───── Source material
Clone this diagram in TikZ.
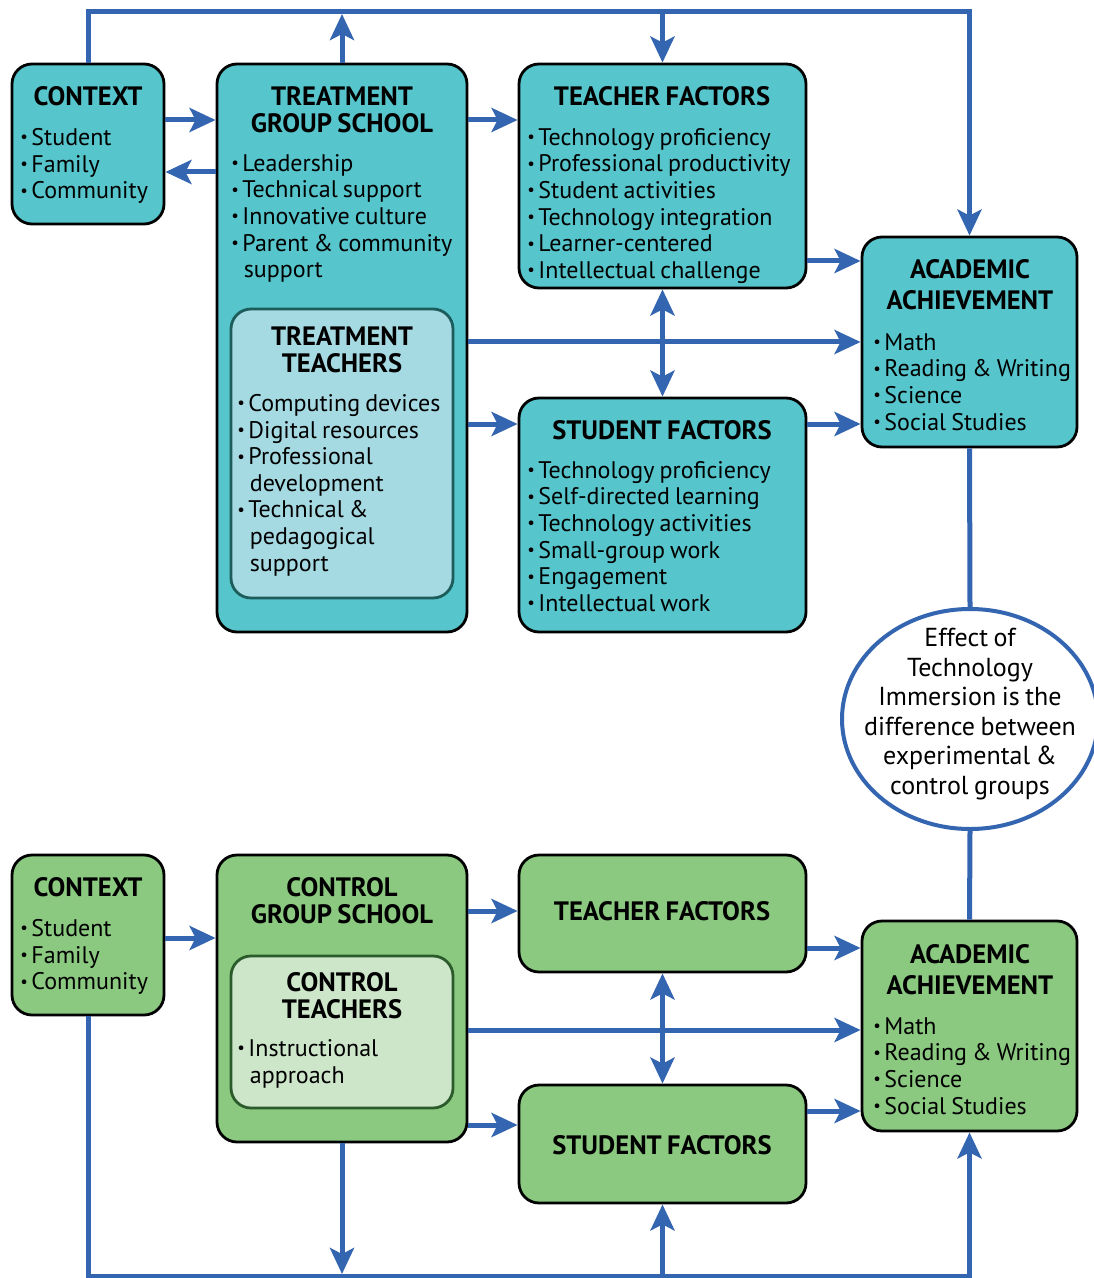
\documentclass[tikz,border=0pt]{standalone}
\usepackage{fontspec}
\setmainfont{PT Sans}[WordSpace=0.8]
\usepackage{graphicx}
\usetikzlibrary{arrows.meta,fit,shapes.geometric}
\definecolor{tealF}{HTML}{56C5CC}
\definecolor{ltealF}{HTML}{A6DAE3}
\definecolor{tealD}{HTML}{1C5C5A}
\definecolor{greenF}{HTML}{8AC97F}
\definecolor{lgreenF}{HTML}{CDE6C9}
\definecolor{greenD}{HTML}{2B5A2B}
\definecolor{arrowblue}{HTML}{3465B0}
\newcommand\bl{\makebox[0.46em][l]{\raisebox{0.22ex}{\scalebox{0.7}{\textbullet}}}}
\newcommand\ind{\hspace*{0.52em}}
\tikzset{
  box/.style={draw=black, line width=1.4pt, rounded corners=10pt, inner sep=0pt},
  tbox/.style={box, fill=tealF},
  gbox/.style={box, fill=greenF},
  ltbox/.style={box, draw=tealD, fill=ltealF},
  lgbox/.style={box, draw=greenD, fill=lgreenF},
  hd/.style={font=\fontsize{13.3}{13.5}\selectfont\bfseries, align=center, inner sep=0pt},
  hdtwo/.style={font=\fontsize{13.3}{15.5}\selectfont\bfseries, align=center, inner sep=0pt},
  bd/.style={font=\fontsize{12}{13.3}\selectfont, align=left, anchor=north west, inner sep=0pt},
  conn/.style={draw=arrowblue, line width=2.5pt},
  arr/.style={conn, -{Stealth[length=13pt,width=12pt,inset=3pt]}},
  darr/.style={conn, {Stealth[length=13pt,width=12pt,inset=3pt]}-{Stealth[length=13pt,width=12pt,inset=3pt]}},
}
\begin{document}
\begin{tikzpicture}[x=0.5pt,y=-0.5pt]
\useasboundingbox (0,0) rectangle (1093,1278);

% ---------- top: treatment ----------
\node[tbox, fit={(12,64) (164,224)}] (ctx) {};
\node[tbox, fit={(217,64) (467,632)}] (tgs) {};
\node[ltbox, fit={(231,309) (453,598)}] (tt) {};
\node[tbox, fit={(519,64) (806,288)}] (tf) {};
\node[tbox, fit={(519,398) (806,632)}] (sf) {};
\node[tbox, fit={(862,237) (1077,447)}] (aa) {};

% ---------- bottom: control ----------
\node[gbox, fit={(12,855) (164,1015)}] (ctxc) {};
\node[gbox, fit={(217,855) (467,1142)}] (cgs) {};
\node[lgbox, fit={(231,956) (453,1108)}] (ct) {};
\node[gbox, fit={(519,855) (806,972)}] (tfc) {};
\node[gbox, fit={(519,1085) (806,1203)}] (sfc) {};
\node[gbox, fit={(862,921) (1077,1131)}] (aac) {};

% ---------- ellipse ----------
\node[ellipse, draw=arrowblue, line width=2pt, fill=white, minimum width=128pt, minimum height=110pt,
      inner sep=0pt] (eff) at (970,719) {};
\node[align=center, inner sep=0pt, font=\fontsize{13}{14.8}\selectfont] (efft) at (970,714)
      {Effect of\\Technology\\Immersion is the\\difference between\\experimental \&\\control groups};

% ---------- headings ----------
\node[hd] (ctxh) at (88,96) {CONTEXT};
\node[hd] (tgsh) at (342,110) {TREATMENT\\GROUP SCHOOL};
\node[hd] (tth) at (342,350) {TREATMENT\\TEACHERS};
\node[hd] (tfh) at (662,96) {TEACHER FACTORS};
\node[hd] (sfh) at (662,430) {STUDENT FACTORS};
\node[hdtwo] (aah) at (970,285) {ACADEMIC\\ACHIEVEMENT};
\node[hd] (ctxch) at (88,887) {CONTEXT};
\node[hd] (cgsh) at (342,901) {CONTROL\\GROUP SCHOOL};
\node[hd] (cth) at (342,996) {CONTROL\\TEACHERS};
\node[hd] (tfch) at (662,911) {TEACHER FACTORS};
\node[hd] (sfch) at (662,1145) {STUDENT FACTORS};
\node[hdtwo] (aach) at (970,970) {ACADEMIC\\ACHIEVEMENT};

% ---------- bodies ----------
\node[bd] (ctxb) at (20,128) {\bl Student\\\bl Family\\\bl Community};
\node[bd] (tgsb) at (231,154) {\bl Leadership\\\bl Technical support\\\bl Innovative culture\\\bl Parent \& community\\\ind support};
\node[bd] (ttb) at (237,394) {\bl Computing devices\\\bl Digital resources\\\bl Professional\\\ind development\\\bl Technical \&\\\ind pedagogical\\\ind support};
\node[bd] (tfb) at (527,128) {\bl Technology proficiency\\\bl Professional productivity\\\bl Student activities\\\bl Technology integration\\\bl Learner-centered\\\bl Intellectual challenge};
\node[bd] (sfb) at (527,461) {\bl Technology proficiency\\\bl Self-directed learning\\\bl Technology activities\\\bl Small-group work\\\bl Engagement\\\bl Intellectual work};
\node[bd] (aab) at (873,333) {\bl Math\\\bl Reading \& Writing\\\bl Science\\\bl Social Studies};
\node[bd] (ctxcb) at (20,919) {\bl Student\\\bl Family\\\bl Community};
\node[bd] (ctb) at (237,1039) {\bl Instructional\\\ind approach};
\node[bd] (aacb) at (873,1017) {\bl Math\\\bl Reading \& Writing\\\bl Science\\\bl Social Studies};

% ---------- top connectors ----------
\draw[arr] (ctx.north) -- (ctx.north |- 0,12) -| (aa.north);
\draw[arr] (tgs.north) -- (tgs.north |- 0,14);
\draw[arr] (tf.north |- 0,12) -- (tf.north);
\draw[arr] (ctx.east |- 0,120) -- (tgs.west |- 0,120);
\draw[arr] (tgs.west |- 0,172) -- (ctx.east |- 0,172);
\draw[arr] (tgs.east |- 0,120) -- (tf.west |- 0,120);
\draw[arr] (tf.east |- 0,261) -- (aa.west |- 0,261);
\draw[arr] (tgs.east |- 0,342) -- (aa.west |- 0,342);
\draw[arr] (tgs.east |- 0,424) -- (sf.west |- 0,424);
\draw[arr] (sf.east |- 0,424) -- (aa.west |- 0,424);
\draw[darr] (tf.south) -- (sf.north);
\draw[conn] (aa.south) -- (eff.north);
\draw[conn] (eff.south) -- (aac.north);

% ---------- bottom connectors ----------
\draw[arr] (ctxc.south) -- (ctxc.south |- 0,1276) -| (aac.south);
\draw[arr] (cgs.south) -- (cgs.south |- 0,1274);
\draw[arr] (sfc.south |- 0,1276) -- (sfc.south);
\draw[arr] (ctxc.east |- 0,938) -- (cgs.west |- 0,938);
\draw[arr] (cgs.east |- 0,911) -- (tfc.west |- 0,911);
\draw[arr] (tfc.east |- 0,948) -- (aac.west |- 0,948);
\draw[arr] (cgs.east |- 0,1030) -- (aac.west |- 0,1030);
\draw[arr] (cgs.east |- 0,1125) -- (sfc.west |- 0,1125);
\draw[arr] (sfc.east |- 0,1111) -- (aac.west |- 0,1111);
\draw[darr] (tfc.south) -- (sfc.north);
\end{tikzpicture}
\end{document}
──────────
● **What is needed**:
Set the lines above down again, word for word, from the first through the one containing "(0,0) rectangle (1093,1278);"; pictures excluded.

● **Solution for this task**:
Clone this diagram in TikZ.
\documentclass[tikz,border=0pt]{standalone}
\usepackage{fontspec}
\setmainfont{PT Sans}[WordSpace=0.8]
\usepackage{graphicx}
\usetikzlibrary{arrows.meta,fit,shapes.geometric}
\definecolor{tealF}{HTML}{56C5CC}
\definecolor{ltealF}{HTML}{A6DAE3}
\definecolor{tealD}{HTML}{1C5C5A}
\definecolor{greenF}{HTML}{8AC97F}
\definecolor{lgreenF}{HTML}{CDE6C9}
\definecolor{greenD}{HTML}{2B5A2B}
\definecolor{arrowblue}{HTML}{3465B0}
\newcommand\bl{\makebox[0.46em][l]{\raisebox{0.22ex}{\scalebox{0.7}{\textbullet}}}}
\newcommand\ind{\hspace*{0.52em}}
\tikzset{
  box/.style={draw=black, line width=1.4pt, rounded corners=10pt, inner sep=0pt},
  tbox/.style={box, fill=tealF},
  gbox/.style={box, fill=greenF},
  ltbox/.style={box, draw=tealD, fill=ltealF},
  lgbox/.style={box, draw=greenD, fill=lgreenF},
  hd/.style={font=\fontsize{13.3}{13.5}\selectfont\bfseries, align=center, inner sep=0pt},
  hdtwo/.style={font=\fontsize{13.3}{15.5}\selectfont\bfseries, align=center, inner sep=0pt},
  bd/.style={font=\fontsize{12}{13.3}\selectfont, align=left, anchor=north west, inner sep=0pt},
  conn/.style={draw=arrowblue, line width=2.5pt},
  arr/.style={conn, -{Stealth[length=13pt,width=12pt,inset=3pt]}},
  darr/.style={conn, {Stealth[length=13pt,width=12pt,inset=3pt]}-{Stealth[length=13pt,width=12pt,inset=3pt]}},
}
\begin{document}
\begin{tikzpicture}[x=0.5pt,y=-0.5pt]
\useasboundingbox (0,0) rectangle (1093,1278);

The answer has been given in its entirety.